Priya shares that whenever she meets government officials, she automatically addresses them as Sir or Madam. The authorities expect the acknowledgment and might feel offended otherwise. She observes that to get our work done it is essential not to antagonize people in power. This fear exists among all citizens and creates discrimination in the society. She agrees that once power autocracy decreases, people will start perceiving concepts differently. This will in turn reduce corruption gradually.
Priya says that it will be a long-term battle to implement 21st century, two-way respectful communication in India. However, it is possible, if people make efforts to understand the basic concepts. The ideal practice will be to use first names during conversations.
Nevertheless, to begin with, she recommends surnames can be used instead of first names, to keep it formal. In some cases, allowing too much familiarity can backfire if some Indian men choose to see a woman addressing them by first name as an invitation to misbehave.
The change should come from the top, she states. In a hierarchy, it is difficult for juniors to voice their opinions in front of seniors. Therefore, transformation in an organization depends on the top management. Organizations should train the members to be assertive while communicating and build emotional intelligence.
Education plays a primary role in everyone’s life hence, children need proper guidance. Priya, for this reason, disapproves of the hierarchy exercised in Catholic schools. She was fortunate to be part of an institution run by an extremely liberal Catholic priest.

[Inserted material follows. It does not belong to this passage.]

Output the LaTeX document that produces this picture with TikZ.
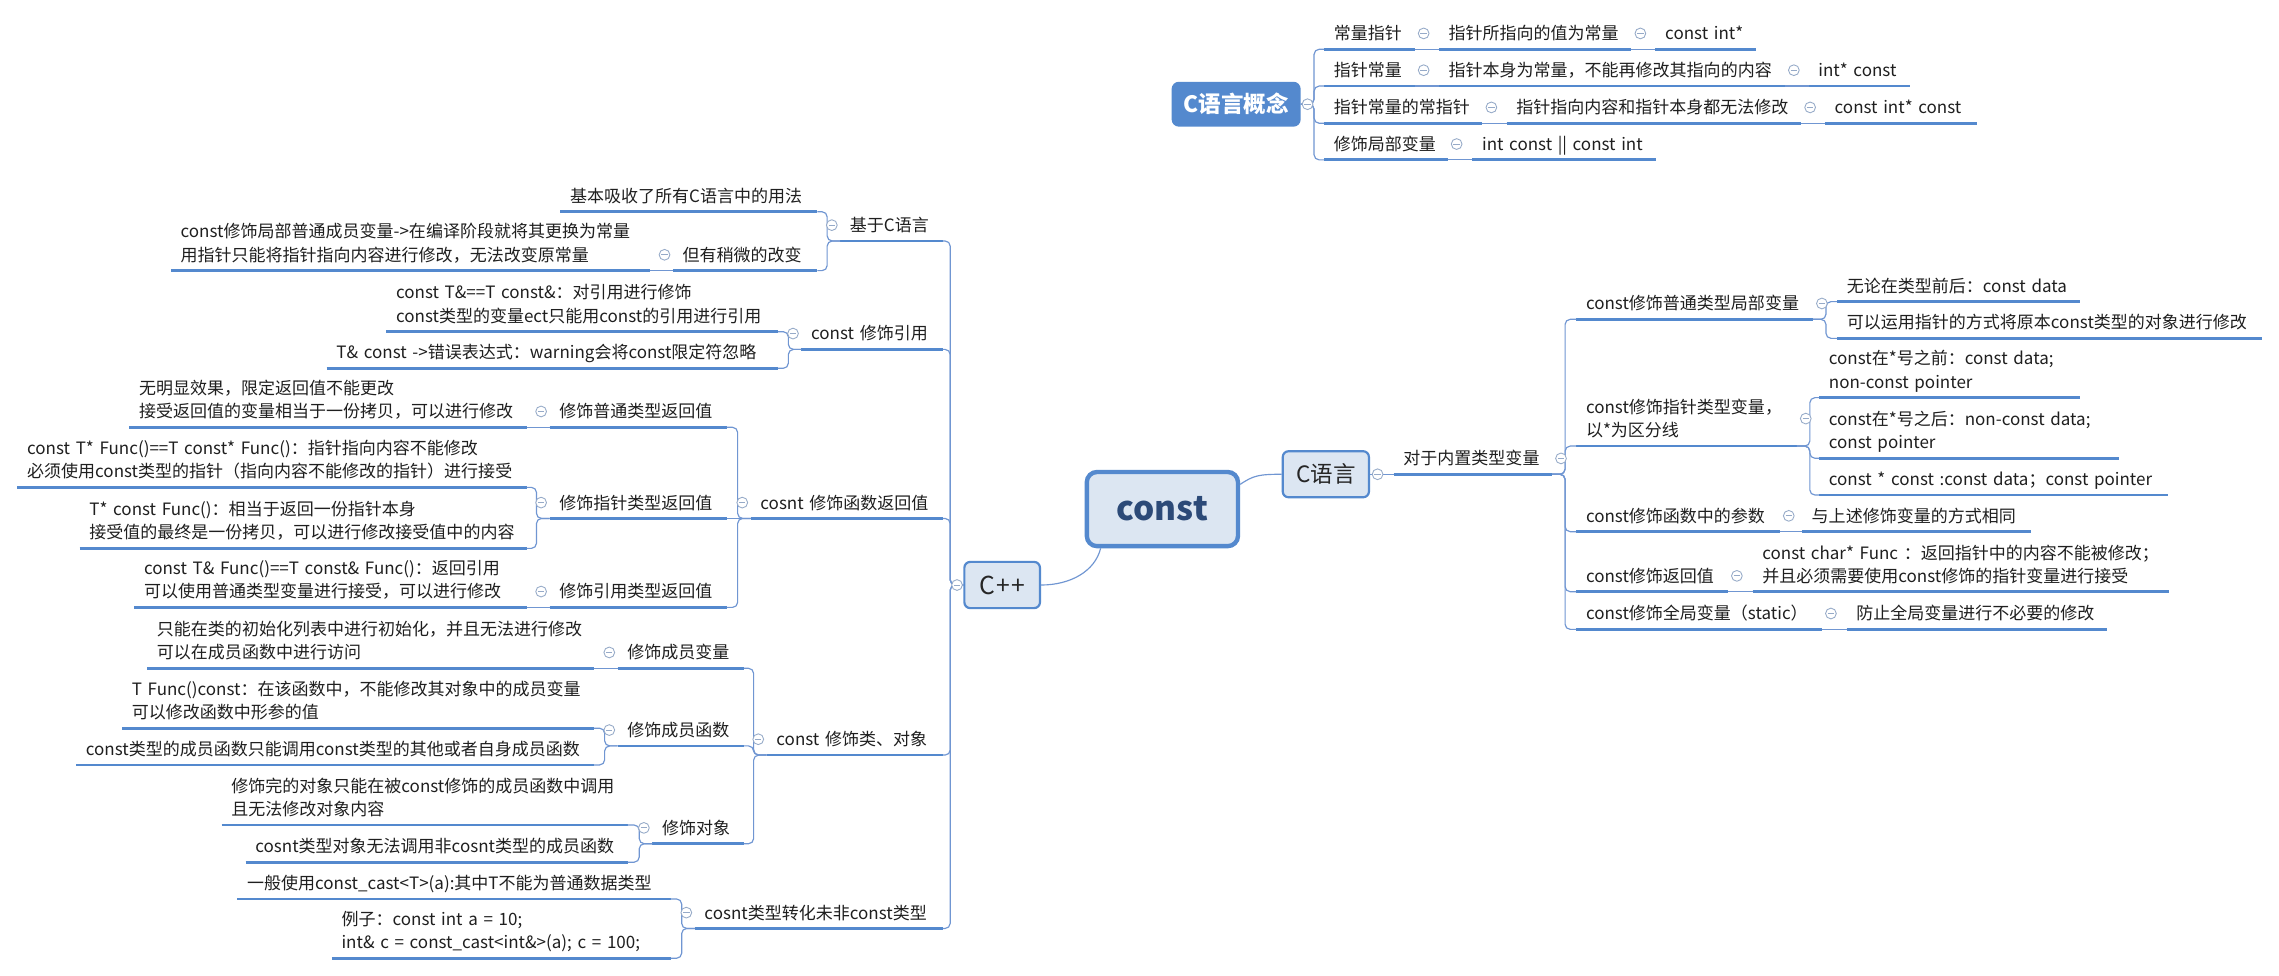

Even in her daughter’s school, the students referred to their teachers as ‘Didi’. This brings a different dynamic to the student-teacher relationship where the teachers show genuine care towards the children.
It also generates a sense of belonging in students. Priya considers the “No Sir No Madam” initiative to be timely as millennials want to implement change in the society. These young minds can transform the society.

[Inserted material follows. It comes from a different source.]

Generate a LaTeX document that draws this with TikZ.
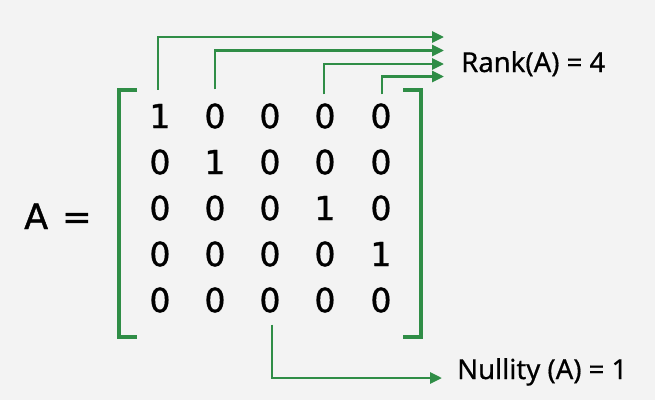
\documentclass[tikz,border=0pt]{standalone}
\usepackage{fontspec}
\setmainfont{Noto Sans}[FakeBold=0.6]
\newfontfamily\matfont{DejaVu Sans}[FakeBold=1.2]
\usetikzlibrary{arrows.meta}
\definecolor{bg}{HTML}{F3F3F3}
\definecolor{gfg}{HTML}{2F8D46}
\begin{document}
\begin{tikzpicture}[x=1pt,y=-1pt,
  digit/.style={inner sep=0pt,font=\matfont\fontsize{33}{33}\selectfont,text=black},
  lbl/.style={inner sep=0pt,anchor=base west,font=\fontsize{27.5}{27.5}\selectfont,text=black},
  brk/.style={draw=gfg,line width=4pt},
  arr/.style={draw=gfg,line width=2.8pt,-{Triangle[length=12pt,width=11pt]}}]
\fill[bg] (0,0) rectangle (655,400);
\useasboundingbox (0,0) rectangle (655,400);
% matrix entries
\foreach \r/\y/\a/\b/\c/\d/\e in {1/116/1/0/0/0/0,2/162/0/1/0/0/0,3/208/0/0/0/1/0,4/254/0/0/0/0/1,5/300/0/0/0/0/0}{
  \node[digit] (m\r1) at (160,\y) {\a};
  \node[digit] (m\r2) at (215,\y) {\b};
  \node[digit] (m\r3) at (270,\y) {\c};
  \node[digit] (m\r4) at (325,\y) {\d};
  \node[digit] (m\r5) at (381,\y) {\e};
}
\node[inner sep=0pt,anchor=base west,font=\matfont\fontsize{35}{35}\selectfont] (A) at (24,229) {A};
\node[inner sep=0pt,anchor=base west,font=\matfont\fontsize{35}{35}\selectfont] (eq) at (62,229) {=};
% brackets
\draw[brk] (137,90) -- (119,90) -- (119,337) -- (137,337);
\draw[brk] (403,90) -- (421,90) -- (421,337) -- (403,337);
% labels
\node[lbl] (rank) at (461,72) {Rank(A) = 4};
\node[lbl] (null) at (457,379) {Nullity (A) = 1};
% arrow targets
\coordinate (t1) at (444,37);
\coordinate (t2) at (444,50.5);
\coordinate (t3) at (444,64);
\coordinate (t4) at (444,76.5);
\coordinate (tn) at (442,378);
% rank arrows
\draw[arr] ([xshift=-2pt,yshift=14pt]m11.north) |- (t1);
\draw[arr] ([yshift=14pt]m12.north) |- (t2);
\draw[arr] ([xshift=-1pt,yshift=9pt]m14.north) |- (t3);
\draw[arr] ([xshift=1pt,yshift=9pt]m15.north) |- (t4);
% nullity arrow
\draw[arr] ([xshift=2pt,yshift=-12pt]m53.south) |- (tn);
\end{tikzpicture}
\end{document}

Priya suggests that the cause should invite private-sector companies to sign a pledge to expand the “No Sir No Madam” initiative, and in return, provide an incentive to the companies who sign it by promoting their initiative.
In conclusion, Priya asserts that we should learn from Americans who believe in addressing each other by their first names. She believes that this creates an open and transparent relationship which could have a positive effect in the long run. Indians should break out of the autonomy based system for the progress of the nation.